Country of Lords is an important, courageous book. That said, I wish that Phillips-Fein had given more thought to how we might slow down our descent into mindless capitulation to authoritarianism. In her conclusion, she praises the antidote to the unthinking acceptance of inequality: “the ideas that inspired Abraham Lincoln, Eugene V. Debs, Clara Lemlich, John Dewey, Martin Luther King Jr.” Those ideas still carry, she believes, the promise “that we may yet, one day, create a world that lives up, in whatever way it can, to the radical demand that we are all created equal.” (Note the many syntactic interruptions here, reminding us that it’s just that—a promise). I would propose that the best way to make egalitarianism more than a shaky promise has been, and continues to be, through college, where students are regularly exposed to the ideas Philipp-Fein mentions. Bashing American higher education—especially the humanities—has become a recreational activity across the political spectrum these days.
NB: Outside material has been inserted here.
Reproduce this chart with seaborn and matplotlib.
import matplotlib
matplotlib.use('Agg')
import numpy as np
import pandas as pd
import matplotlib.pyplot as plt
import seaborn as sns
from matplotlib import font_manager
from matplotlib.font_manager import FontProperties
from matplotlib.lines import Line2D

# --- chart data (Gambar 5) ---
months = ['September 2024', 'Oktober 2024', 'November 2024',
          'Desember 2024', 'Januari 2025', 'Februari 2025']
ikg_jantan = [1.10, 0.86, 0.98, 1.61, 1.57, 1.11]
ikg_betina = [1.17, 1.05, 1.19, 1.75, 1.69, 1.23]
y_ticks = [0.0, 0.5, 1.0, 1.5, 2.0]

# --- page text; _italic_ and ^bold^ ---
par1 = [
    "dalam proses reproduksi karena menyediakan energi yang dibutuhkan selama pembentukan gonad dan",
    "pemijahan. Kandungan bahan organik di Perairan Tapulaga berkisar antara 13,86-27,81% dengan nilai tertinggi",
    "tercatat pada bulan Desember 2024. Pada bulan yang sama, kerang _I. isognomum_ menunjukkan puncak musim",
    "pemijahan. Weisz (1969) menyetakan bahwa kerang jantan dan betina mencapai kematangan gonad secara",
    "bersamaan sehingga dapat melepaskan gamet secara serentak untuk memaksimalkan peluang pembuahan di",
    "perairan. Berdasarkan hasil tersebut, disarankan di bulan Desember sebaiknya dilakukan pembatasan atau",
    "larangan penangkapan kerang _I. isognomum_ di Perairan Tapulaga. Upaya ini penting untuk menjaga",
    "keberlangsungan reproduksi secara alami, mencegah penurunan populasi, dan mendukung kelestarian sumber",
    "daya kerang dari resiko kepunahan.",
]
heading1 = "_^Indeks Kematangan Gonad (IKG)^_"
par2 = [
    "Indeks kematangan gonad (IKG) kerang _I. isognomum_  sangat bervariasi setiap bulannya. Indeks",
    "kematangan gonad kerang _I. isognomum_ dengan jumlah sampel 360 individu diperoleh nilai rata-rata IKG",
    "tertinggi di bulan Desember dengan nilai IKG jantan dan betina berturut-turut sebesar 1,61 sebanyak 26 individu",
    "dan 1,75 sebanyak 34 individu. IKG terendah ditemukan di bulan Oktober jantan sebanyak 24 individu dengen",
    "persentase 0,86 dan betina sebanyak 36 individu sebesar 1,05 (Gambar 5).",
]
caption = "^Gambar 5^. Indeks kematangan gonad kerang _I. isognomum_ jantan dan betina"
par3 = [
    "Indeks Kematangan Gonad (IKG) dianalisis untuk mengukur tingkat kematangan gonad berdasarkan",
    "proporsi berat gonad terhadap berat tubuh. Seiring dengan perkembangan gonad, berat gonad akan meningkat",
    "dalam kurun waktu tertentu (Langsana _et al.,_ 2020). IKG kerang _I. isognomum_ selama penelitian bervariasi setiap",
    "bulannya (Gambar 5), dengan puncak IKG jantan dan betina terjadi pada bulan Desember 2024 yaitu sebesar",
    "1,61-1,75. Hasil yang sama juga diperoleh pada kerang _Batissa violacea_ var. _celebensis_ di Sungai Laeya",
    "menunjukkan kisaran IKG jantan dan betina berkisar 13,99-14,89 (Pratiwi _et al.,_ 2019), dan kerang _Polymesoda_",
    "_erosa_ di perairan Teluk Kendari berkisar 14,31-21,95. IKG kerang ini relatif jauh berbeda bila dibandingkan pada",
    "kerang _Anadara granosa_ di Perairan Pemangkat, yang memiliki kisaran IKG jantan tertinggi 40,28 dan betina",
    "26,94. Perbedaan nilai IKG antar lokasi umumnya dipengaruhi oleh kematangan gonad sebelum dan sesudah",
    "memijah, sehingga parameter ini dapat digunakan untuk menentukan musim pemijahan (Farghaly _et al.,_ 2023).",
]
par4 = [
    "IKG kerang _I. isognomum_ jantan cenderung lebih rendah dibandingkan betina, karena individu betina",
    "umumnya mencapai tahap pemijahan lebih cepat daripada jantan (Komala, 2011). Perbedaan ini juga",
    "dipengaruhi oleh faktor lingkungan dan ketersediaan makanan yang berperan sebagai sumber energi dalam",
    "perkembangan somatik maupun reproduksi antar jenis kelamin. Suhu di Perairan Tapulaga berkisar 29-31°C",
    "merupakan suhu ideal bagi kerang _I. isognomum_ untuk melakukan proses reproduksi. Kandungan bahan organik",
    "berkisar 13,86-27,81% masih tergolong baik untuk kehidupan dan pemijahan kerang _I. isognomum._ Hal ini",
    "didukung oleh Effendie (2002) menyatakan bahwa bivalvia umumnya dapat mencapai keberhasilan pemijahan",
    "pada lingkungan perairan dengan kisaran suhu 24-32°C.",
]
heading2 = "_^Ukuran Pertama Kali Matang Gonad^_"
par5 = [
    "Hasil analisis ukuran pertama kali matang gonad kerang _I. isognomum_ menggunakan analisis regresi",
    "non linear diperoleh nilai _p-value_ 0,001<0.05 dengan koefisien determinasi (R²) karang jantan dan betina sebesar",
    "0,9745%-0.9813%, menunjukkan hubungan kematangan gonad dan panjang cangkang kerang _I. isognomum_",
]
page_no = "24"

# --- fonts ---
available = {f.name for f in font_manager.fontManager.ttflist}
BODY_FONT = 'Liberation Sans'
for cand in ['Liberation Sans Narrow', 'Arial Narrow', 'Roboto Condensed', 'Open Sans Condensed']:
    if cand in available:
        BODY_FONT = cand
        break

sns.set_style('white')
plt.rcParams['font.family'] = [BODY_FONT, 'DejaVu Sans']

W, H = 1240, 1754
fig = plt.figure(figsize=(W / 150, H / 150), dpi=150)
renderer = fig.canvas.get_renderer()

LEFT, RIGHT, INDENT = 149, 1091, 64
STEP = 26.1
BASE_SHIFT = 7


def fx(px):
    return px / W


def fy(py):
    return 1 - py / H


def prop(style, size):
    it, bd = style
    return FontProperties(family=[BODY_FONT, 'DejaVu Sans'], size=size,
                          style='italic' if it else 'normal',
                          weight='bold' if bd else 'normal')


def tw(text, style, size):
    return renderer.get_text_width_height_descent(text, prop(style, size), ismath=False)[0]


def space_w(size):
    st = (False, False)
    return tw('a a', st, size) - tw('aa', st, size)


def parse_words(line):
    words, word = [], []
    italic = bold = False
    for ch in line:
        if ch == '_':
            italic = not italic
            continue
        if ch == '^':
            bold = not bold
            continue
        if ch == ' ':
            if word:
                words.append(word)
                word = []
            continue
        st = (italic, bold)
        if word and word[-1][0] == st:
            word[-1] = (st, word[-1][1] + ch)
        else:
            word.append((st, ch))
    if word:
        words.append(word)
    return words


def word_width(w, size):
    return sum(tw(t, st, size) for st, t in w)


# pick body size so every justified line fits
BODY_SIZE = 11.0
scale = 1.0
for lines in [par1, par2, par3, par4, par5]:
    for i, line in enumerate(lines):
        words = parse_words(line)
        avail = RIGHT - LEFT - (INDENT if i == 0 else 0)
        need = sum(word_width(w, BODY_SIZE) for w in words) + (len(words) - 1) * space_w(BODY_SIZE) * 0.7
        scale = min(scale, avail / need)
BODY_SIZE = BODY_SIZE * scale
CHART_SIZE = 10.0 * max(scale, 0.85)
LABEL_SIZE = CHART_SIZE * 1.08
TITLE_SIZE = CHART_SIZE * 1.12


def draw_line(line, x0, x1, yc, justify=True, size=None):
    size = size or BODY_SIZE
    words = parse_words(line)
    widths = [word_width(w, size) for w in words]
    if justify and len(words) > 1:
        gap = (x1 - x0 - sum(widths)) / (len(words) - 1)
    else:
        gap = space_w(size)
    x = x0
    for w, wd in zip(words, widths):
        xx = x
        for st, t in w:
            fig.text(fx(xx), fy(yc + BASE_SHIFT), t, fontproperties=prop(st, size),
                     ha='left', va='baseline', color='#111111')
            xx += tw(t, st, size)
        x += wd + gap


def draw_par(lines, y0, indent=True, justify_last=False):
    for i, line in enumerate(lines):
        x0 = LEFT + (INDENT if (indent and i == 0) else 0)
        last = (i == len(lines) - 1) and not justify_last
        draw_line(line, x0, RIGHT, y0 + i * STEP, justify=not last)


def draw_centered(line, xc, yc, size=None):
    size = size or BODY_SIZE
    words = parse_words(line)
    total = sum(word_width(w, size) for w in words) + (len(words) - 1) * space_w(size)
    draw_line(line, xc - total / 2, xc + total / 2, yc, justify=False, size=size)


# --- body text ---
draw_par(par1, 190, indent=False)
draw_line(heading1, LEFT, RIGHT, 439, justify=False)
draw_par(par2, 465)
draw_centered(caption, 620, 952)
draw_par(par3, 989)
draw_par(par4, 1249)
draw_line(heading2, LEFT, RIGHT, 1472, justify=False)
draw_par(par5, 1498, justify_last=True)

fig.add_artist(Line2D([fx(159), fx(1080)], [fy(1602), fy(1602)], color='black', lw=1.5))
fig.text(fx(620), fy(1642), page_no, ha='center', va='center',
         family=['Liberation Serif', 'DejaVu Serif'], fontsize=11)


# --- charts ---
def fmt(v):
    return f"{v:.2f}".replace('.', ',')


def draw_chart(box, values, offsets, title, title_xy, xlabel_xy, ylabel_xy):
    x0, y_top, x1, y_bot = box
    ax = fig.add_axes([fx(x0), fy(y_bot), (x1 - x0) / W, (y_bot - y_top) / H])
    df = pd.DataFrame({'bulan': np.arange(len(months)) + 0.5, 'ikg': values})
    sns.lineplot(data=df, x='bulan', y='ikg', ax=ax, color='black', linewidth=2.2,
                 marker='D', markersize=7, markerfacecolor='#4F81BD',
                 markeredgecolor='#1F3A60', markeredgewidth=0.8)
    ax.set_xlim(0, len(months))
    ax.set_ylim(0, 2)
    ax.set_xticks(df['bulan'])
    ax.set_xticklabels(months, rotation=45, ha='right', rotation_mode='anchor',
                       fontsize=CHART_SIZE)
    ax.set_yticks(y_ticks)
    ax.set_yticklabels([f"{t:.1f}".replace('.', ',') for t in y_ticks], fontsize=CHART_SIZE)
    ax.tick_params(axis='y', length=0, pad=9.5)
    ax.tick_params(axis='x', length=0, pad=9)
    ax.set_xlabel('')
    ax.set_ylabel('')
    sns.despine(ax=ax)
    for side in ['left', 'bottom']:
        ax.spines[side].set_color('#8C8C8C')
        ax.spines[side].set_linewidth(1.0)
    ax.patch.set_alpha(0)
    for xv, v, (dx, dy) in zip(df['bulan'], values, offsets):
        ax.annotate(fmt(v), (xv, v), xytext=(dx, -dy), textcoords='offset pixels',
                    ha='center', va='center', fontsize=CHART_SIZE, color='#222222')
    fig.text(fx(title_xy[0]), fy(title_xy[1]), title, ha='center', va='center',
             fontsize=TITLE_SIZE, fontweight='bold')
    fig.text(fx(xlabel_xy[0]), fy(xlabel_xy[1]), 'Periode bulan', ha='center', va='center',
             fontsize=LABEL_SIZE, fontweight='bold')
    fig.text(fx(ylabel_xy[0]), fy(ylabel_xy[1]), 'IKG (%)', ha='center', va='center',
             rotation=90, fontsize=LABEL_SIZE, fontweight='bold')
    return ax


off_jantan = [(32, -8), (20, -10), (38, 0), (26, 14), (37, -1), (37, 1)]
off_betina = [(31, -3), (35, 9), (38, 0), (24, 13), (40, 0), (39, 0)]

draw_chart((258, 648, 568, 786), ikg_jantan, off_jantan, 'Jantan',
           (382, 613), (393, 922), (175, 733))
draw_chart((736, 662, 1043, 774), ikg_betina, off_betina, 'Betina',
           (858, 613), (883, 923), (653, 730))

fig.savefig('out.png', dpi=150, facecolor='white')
Yet no has come up with a better way of teaching young people how to “govern themselves,” as John Dewey once put it.

It was, as it happens, in Karp’s “college industrial complex” that I first read the novel that now helps me make sense of that awful cage on the White House lawn, William Faulkner’s Absalom, Absalom! Faulkner’s protagonist, the planter Thomas Sutpen, builds a mansion in the middle of nowhere, a tawdry symbol of his power. At night, he holds “raree shows” in his barn: brutal fights in which he pits his slaves, like “game cocks,” against each other, entering, for the grand finale, the ring himself, “naked, panting, and bloody.” Trump is no Thomas Sutpen. But he is driven by the same visceral need to assure himself of his own place as the nation’s Cock-of-the-Rock. Last month at the President’s birthday party on taxpayer grass, any semblance of the promise of egalitarianism on which this nation was founded had vanished. Instead, uniformity reigned. The fighters wore specially designed outfits in red, white, and blue that, according to The New York Times, made it seem they were all on the same team. Trump, the self-described “perfect specimen,” sat in the front row.